PROBLEM:
Restate each line of the listing exactly, without carrying over any pictures.

MATERIAL:
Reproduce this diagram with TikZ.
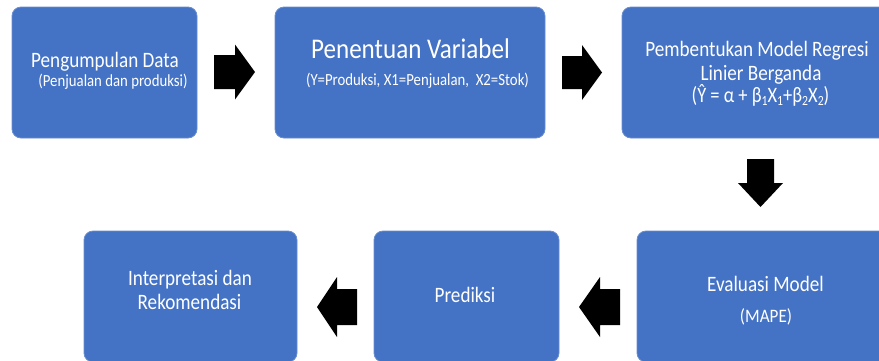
\documentclass[tikz,border=0pt]{standalone}
\usepackage{graphicx}
\usepackage{fontspec}
\setmainfont{Carlito}
\definecolor{boxblue}{HTML}{4472C4}
\newcommand{\fsz}[1]{\fontsize{#1}{#1}\selectfont}
\newcommand{\sbs}[1]{\raisebox{-0.3ex}{\fsz{14}#1}}
\newcommand{\hs}[2][0.87]{\scalebox{#1}[1]{#2}}
\begin{document}
\begin{tikzpicture}[x=1pt,y=-1pt,
  blk/.style={fill=boxblue,draw=boxblue!80!white,line width=0.8pt,rounded corners=9pt,inner sep=0pt},
  txt/.style={text=white,inner sep=0pt,anchor=base},
  big/.style={txt,font=\fsz{22}},
  huge/.style={txt,font=\fsz{28.5}},
  small/.style={txt,font=\fsz{17}},
  mid/.style={txt,font=\fsz{19}}]
\useasboundingbox (0,0) rectangle (879,360);
\clip (0,0) rectangle (879,360);
% boxes
\node[blk,minimum width=185pt,minimum height=131pt] (b1) at (104.5,72.5) {};
\node[blk,minimum width=270pt,minimum height=131pt] (b2) at (410,72.5) {};
\node[blk,minimum width=268pt,minimum height=131pt] (b3) at (756,72.5) {};
\node[blk,minimum width=256pt,minimum height=131pt] (b4) at (765,296.5) {};
\node[blk,minimum width=185pt,minimum height=131pt] (b5) at (466.5,296.5) {};
\node[blk,minimum width=213pt,minimum height=131pt] (b6) at (190.5,296.5) {};
% texts
\node[big] (t1a) at (105,67.3) {\hs{Pengumpulan Data}};
\node[small] (t1b) at (113,86) {\hs{(Penjualan dan produksi)}};
\node[huge] (t2a) at (410.5,58.3) {\hs[0.88]{Penentuan Variabel}};
\node[small] (t2b) at (417.5,85) {\hs{(Y=Produksi, X1=Penjualan,\ \ X2=Stok)}};
\node[big] (t3a) at (757,56) {\hs{Pembentukan Model Regresi}};
\node[big] (t3b) at (761,80) {\hs{Linier Berganda}};
\node[big] (t3c) at (760.5,102.7) {\hs[0.84]{(Ŷ = α + β\sbs{1}X\sbs{1}+β\sbs{2}X\sbs{2})}};
\node[big] (t4a) at (765.5,291) {\hs{Evaluasi Model}};
\node[mid] (t4b) at (766,322.7) {\hs[0.9]{(MAPE)}};
\node[big] (t5) at (465,302.7) {\hs{Prediksi}};
\node[big] (t6a) at (190,285) {\hs{Interpretasi dan}};
\node[big] (t6b) at (189.5,309.3) {\hs{Rekomendasi}};
% block arrows
\newcommand{\blockarrow}[7]{%
  \begin{scope}[shift={(#1,#2)},rotate=#3]
    \fill[black] (-#4/2,-#6) -- (#4/2-#5,-#6) -- (#4/2-#5,-#7) -- (#4/2,0)
      -- (#4/2-#5,#7) -- (#4/2-#5,#6) -- (-#4/2,#6) -- cycle;
  \end{scope}}
\blockarrow{234.5}{72}{0}{41}{20}{17}{27.5}
\blockarrow{582}{72.5}{0}{40}{20}{16.5}{27.5}
\blockarrow{760.5}{183}{-90}{48}{24}{13.5}{22.5}
\blockarrow{599.5}{307}{180}{41}{21}{18}{30}
\blockarrow{337}{307}{180}{40}{20}{18}{30}
\end{tikzpicture}
\end{document}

EXERCISE RESULT:
Reproduce this diagram with TikZ.
\documentclass[tikz,border=0pt]{standalone}
\usepackage{graphicx}
\usepackage{fontspec}
\setmainfont{Carlito}
\definecolor{boxblue}{HTML}{4472C4}
\newcommand{\fsz}[1]{\fontsize{#1}{#1}\selectfont}
\newcommand{\sbs}[1]{\raisebox{-0.3ex}{\fsz{14}#1}}
\newcommand{\hs}[2][0.87]{\scalebox{#1}[1]{#2}}
\begin{document}
\begin{tikzpicture}[x=1pt,y=-1pt,
  blk/.style={fill=boxblue,draw=boxblue!80!white,line width=0.8pt,rounded corners=9pt,inner sep=0pt},
  txt/.style={text=white,inner sep=0pt,anchor=base},
  big/.style={txt,font=\fsz{22}},
  huge/.style={txt,font=\fsz{28.5}},
  small/.style={txt,font=\fsz{17}},
  mid/.style={txt,font=\fsz{19}}]
\useasboundingbox (0,0) rectangle (879,360);
\clip (0,0) rectangle (879,360);
% boxes
\node[blk,minimum width=185pt,minimum height=131pt] (b1) at (104.5,72.5) {};
\node[blk,minimum width=270pt,minimum height=131pt] (b2) at (410,72.5) {};
\node[blk,minimum width=268pt,minimum height=131pt] (b3) at (756,72.5) {};
\node[blk,minimum width=256pt,minimum height=131pt] (b4) at (765,296.5) {};
\node[blk,minimum width=185pt,minimum height=131pt] (b5) at (466.5,296.5) {};
\node[blk,minimum width=213pt,minimum height=131pt] (b6) at (190.5,296.5) {};
% texts
\node[big] (t1a) at (105,67.3) {\hs{Pengumpulan Data}};
\node[small] (t1b) at (113,86) {\hs{(Penjualan dan produksi)}};
\node[huge] (t2a) at (410.5,58.3) {\hs[0.88]{Penentuan Variabel}};
\node[small] (t2b) at (417.5,85) {\hs{(Y=Produksi, X1=Penjualan,\ \ X2=Stok)}};
\node[big] (t3a) at (757,56) {\hs{Pembentukan Model Regresi}};
\node[big] (t3b) at (761,80) {\hs{Linier Berganda}};
\node[big] (t3c) at (760.5,102.7) {\hs[0.84]{(Ŷ = α + β\sbs{1}X\sbs{1}+β\sbs{2}X\sbs{2})}};
\node[big] (t4a) at (765.5,291) {\hs{Evaluasi Model}};
\node[mid] (t4b) at (766,322.7) {\hs[0.9]{(MAPE)}};
\node[big] (t5) at (465,302.7) {\hs{Prediksi}};
\node[big] (t6a) at (190,285) {\hs{Interpretasi dan}};
\node[big] (t6b) at (189.5,309.3) {\hs{Rekomendasi}};
% block arrows
\newcommand{\blockarrow}[7]{%
  \begin{scope}[shift={(#1,#2)},rotate=#3]
    \fill[black] (-#4/2,-#6) -- (#4/2-#5,-#6) -- (#4/2-#5,-#7) -- (#4/2,0)
      -- (#4/2-#5,#7) -- (#4/2-#5,#6) -- (-#4/2,#6) -- cycle;
  \end{scope}}
\blockarrow{234.5}{72}{0}{41}{20}{17}{27.5}
\blockarrow{582}{72.5}{0}{40}{20}{16.5}{27.5}
\blockarrow{760.5}{183}{-90}{48}{24}{13.5}{22.5}
\blockarrow{599.5}{307}{180}{41}{21}{18}{30}
\blockarrow{337}{307}{180}{40}{20}{18}{30}
\end{tikzpicture}
\end{document}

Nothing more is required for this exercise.